Node and Cluster Workflow
When many unrelated Pods fail on one node, inspect node health before debugging each workload.
kubectl describe node <node>
kubectl get node <node> -o jsonpath='{.status.conditions}'
kubectl top node <node>
kubectl get pods --all-namespaces --field-selector spec.nodeName=<node> -o wide
Node conditions such as MemoryPressure, DiskPressure, PIDPressure, and Ready=False explain scheduling and eviction behavior. On the node, kubelet, container runtime, CNI plugin, disk, and certificate state are the usual next checks.

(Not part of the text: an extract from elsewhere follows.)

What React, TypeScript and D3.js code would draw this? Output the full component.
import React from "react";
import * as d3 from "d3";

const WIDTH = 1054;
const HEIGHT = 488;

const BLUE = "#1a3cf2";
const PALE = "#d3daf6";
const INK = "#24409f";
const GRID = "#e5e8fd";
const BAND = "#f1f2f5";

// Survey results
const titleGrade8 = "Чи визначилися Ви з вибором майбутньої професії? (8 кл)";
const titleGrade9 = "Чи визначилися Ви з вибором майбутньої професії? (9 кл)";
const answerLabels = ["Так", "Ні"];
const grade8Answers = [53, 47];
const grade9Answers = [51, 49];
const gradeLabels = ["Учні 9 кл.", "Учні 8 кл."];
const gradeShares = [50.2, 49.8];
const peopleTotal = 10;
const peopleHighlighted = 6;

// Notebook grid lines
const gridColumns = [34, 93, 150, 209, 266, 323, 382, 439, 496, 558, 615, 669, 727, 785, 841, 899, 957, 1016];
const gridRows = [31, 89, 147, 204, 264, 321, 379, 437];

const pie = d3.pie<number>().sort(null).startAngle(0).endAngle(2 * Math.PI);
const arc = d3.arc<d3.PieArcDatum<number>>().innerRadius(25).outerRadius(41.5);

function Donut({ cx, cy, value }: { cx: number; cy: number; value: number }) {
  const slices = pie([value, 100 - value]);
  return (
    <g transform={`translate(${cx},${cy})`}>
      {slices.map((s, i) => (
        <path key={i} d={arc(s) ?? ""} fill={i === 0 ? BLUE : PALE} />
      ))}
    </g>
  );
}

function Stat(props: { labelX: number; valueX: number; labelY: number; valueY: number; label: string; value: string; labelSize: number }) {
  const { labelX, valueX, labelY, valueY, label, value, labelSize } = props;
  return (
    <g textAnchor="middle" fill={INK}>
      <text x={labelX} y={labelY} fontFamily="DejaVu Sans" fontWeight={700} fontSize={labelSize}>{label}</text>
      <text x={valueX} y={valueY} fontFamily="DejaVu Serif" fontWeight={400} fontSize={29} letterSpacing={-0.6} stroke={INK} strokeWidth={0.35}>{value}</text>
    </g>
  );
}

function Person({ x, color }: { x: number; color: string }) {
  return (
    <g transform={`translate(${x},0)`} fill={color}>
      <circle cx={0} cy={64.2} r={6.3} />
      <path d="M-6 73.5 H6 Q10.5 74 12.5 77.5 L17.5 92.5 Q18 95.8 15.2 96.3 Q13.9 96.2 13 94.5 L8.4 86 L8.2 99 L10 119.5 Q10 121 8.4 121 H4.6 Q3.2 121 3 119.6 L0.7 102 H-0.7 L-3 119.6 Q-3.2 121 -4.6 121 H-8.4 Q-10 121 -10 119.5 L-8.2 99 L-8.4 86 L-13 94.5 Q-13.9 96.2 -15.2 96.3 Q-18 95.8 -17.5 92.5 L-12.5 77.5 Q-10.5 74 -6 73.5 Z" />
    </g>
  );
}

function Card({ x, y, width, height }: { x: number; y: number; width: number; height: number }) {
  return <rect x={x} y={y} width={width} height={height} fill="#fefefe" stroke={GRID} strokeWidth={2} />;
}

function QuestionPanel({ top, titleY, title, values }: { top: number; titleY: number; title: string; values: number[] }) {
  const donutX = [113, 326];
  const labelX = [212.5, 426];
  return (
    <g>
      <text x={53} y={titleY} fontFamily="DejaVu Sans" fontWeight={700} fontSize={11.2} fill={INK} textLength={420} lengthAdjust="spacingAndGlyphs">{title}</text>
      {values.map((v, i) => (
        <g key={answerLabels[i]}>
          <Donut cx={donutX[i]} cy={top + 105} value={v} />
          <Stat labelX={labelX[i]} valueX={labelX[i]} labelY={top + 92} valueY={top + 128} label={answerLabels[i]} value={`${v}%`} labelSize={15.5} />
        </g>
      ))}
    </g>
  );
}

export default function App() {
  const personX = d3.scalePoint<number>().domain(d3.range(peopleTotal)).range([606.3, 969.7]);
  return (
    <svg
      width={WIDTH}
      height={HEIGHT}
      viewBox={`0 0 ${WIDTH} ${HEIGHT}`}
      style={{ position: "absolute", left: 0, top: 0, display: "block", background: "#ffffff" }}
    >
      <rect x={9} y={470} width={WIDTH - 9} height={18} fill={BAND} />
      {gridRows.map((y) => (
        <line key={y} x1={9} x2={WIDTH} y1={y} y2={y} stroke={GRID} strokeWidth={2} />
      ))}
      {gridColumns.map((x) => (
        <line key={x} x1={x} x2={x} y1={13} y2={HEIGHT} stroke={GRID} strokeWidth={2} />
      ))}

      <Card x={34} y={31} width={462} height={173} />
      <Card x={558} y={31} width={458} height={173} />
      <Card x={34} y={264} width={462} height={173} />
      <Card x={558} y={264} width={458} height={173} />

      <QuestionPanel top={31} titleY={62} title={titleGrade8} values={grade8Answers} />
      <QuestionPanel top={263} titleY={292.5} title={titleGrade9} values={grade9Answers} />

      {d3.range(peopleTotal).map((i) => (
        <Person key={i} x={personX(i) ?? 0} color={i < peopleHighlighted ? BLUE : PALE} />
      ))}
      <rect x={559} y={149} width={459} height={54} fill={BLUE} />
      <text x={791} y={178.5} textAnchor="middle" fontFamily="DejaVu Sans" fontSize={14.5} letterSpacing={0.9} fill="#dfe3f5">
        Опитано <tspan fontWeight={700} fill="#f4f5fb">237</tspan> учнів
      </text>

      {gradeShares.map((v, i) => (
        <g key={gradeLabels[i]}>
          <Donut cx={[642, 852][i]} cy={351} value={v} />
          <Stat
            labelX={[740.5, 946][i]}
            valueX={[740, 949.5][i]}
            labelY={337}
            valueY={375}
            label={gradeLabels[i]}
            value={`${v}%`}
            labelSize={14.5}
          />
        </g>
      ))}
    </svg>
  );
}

Node pressure decision tree:
flowchart TD
Symptom[Pods evicted or node NotReady] --> Conditions[kubectl describe node conditions]

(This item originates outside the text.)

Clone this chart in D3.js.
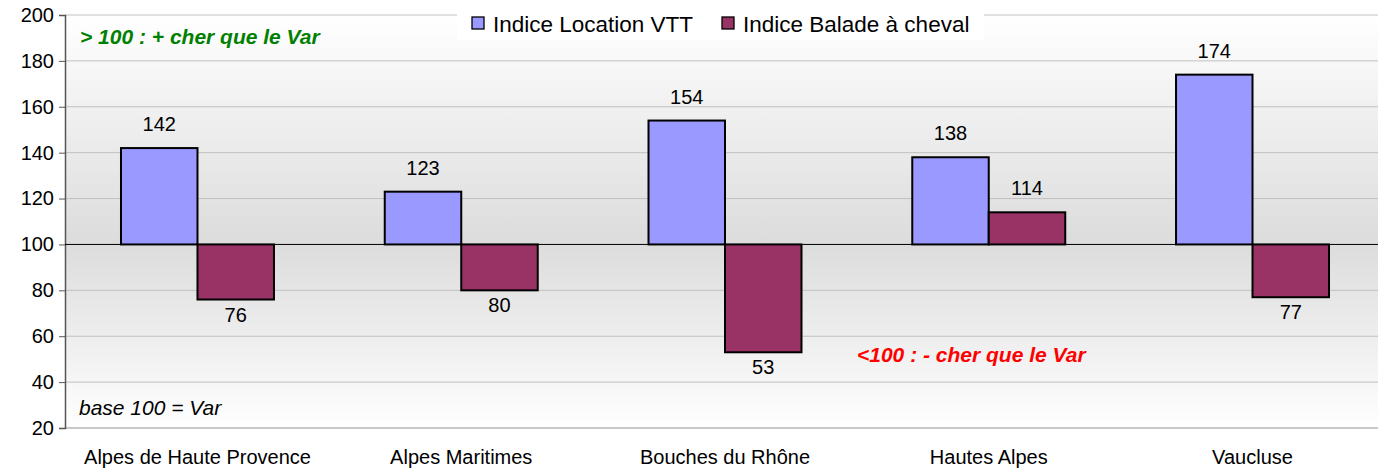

Conditions --> Memory[MemoryPressure]
Conditions --> Disk[DiskPressure]
Conditions --> PID[PIDPressure]
Conditions --> Ready[Ready=False]
Memory --> MemChecks[PSI, OOM events, top RSS, cgroup memory]
Disk --> DiskChecks[imagefs/nodefs usage, logs, emptyDir, inode pressure]
PID --> PIDChecks[pid limits, fork storms, process counts]
Ready --> NodeChecks[kubelet, runtime, CNI, certificates, network]
Treat node pressure as a scheduling and eviction problem first. Deleting Pods without fixing the pressure source usually recreates the same failure on the same or another node.
Image Pull Failure Workflow
Image pulls cross registry naming, credentials, DNS, TLS, network policy, runtime, and node disk state.
kubectl -n <namespace> describe pod <pod>
kubectl -n <namespace> get secret <pull-secret> -o yaml
kubectl get node <node> -o wide
kubectl debug node/<node> -it --image=nicolaka/netshoot
nslookup <registry-host>
curl -vk https://<registry-host>/v2/
| Event or Symptom | Likely Cause |
|---|---|
manifest unknown |
Wrong image name or tag. |
unauthorized |
Missing or wrong imagePullSecret, registry scope, or token expiry. |
| TLS x509 error | Registry certificate chain, MITM proxy, or node trust store. |
| DNS timeout | Node resolver, firewall, proxy, or private registry DNS. |
| Pull starts then stalls | Registry throttling, NAT/proxy, node disk pressure, or MTU. |
Evidence Capture
For incidents, capture state before deleting Pods or restarting components:
ns=<namespace>
app=<app-label>
mkdir -p k8s-capture
kubectl -n "$ns" get deploy,rs,pod,svc,endpointslice,networkpolicy,pvc -l app="$app" -o yaml > k8s-capture/objects.yaml
kubectl -n "$ns" get events --sort-by=.lastTimestamp > k8s-capture/events.txt
kubectl -n "$ns" describe pod -l app="$app" > k8s-capture/pods.describe.txt
kubectl -n "$ns" logs -l app="$app" --all-containers --prefix --tail=300 > k8s-capture/logs.txt
Study Cards
Why start Kubernetes troubleshooting with describe and events?
They show scheduler, kubelet, image pull, probe, volume, and controller messages that are not visible from a simple get command.
What does CrashLoopBackOff mean?
The container process keeps starting and exiting or being killed, so Kubernetes backs off before trying again.
Why can a Service exist but send no traffic?
It may have no ready EndpointSlices because selectors, Pod labels, readiness, or ports do not match.
What should you capture before deleting a broken Pod?
Object YAML, events, describe output, current and previous logs, and node placement.